### DO THIS
Leaving out every picture, quote the data below exactly as it appears.

### SUPPLIED INFORMATION

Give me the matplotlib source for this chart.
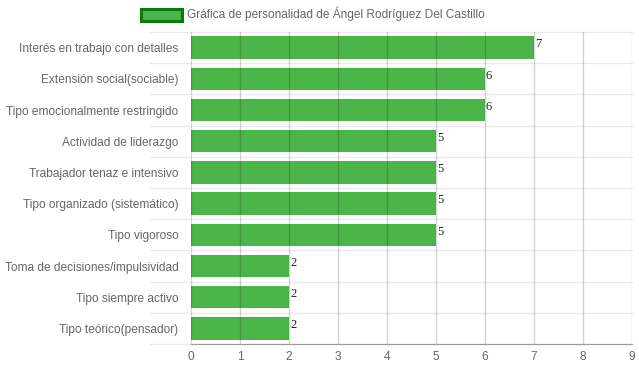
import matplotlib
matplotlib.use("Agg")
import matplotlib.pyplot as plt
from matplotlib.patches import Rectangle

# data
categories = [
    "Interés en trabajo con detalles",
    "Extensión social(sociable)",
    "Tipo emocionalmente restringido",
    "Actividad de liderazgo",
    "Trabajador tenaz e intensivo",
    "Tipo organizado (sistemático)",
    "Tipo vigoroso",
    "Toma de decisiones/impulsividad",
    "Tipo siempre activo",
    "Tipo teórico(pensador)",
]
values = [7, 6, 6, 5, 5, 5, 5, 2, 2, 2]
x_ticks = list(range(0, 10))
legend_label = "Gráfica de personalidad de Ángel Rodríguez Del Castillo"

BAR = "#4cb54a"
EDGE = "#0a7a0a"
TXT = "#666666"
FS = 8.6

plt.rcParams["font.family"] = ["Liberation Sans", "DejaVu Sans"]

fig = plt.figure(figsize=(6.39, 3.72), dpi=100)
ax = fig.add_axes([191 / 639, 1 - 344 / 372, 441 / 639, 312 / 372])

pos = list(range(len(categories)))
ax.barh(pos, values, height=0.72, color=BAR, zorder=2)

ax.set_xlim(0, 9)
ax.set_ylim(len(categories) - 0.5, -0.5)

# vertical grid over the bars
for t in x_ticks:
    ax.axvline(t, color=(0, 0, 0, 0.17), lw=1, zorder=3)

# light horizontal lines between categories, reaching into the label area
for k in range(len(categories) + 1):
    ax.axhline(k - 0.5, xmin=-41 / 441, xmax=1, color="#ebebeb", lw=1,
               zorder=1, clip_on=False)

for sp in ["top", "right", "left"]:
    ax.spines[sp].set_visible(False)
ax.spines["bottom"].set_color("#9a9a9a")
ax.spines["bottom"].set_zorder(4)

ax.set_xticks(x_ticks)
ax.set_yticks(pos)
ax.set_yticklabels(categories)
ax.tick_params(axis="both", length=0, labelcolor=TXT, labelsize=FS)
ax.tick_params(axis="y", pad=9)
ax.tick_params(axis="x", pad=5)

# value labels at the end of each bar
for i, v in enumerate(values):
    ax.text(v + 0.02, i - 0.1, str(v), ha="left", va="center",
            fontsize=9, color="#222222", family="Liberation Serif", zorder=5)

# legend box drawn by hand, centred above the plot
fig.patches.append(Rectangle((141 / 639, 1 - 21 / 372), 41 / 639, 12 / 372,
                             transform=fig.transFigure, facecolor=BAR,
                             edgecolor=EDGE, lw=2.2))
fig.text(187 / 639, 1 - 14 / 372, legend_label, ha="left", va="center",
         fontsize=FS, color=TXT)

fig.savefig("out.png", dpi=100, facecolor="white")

### SOLVED PROBLEM
Give me the matplotlib source for this chart.
import matplotlib
matplotlib.use("Agg")
import matplotlib.pyplot as plt
from matplotlib.patches import Rectangle

# data
categories = [
    "Interés en trabajo con detalles",
    "Extensión social(sociable)",
    "Tipo emocionalmente restringido",
    "Actividad de liderazgo",
    "Trabajador tenaz e intensivo",
    "Tipo organizado (sistemático)",
    "Tipo vigoroso",
    "Toma de decisiones/impulsividad",
    "Tipo siempre activo",
    "Tipo teórico(pensador)",
]
values = [7, 6, 6, 5, 5, 5, 5, 2, 2, 2]
x_ticks = list(range(0, 10))
legend_label = "Gráfica de personalidad de Ángel Rodríguez Del Castillo"

BAR = "#4cb54a"
EDGE = "#0a7a0a"
TXT = "#666666"
FS = 8.6

plt.rcParams["font.family"] = ["Liberation Sans", "DejaVu Sans"]

fig = plt.figure(figsize=(6.39, 3.72), dpi=100)
ax = fig.add_axes([191 / 639, 1 - 344 / 372, 441 / 639, 312 / 372])

pos = list(range(len(categories)))
ax.barh(pos, values, height=0.72, color=BAR, zorder=2)

ax.set_xlim(0, 9)
ax.set_ylim(len(categories) - 0.5, -0.5)

# vertical grid over the bars
for t in x_ticks:
    ax.axvline(t, color=(0, 0, 0, 0.17), lw=1, zorder=3)

# light horizontal lines between categories, reaching into the label area
for k in range(len(categories) + 1):
    ax.axhline(k - 0.5, xmin=-41 / 441, xmax=1, color="#ebebeb", lw=1,
               zorder=1, clip_on=False)

for sp in ["top", "right", "left"]:
    ax.spines[sp].set_visible(False)
ax.spines["bottom"].set_color("#9a9a9a")
ax.spines["bottom"].set_zorder(4)

ax.set_xticks(x_ticks)
ax.set_yticks(pos)
ax.set_yticklabels(categories)
ax.tick_params(axis="both", length=0, labelcolor=TXT, labelsize=FS)
ax.tick_params(axis="y", pad=9)
ax.tick_params(axis="x", pad=5)

# value labels at the end of each bar
for i, v in enumerate(values):
    ax.text(v + 0.02, i - 0.1, str(v), ha="left", va="center",
            fontsize=9, color="#222222", family="Liberation Serif", zorder=5)

# legend box drawn by hand, centred above the plot
fig.patches.append(Rectangle((141 / 639, 1 - 21 / 372), 41 / 639, 12 / 372,
                             transform=fig.transFigure, facecolor=BAR,
                             edgecolor=EDGE, lw=2.2))
fig.text(187 / 639, 1 - 14 / 372, legend_label, ha="left", va="center",
         fontsize=FS, color=TXT)

fig.savefig("out.png", dpi=100, facecolor="white")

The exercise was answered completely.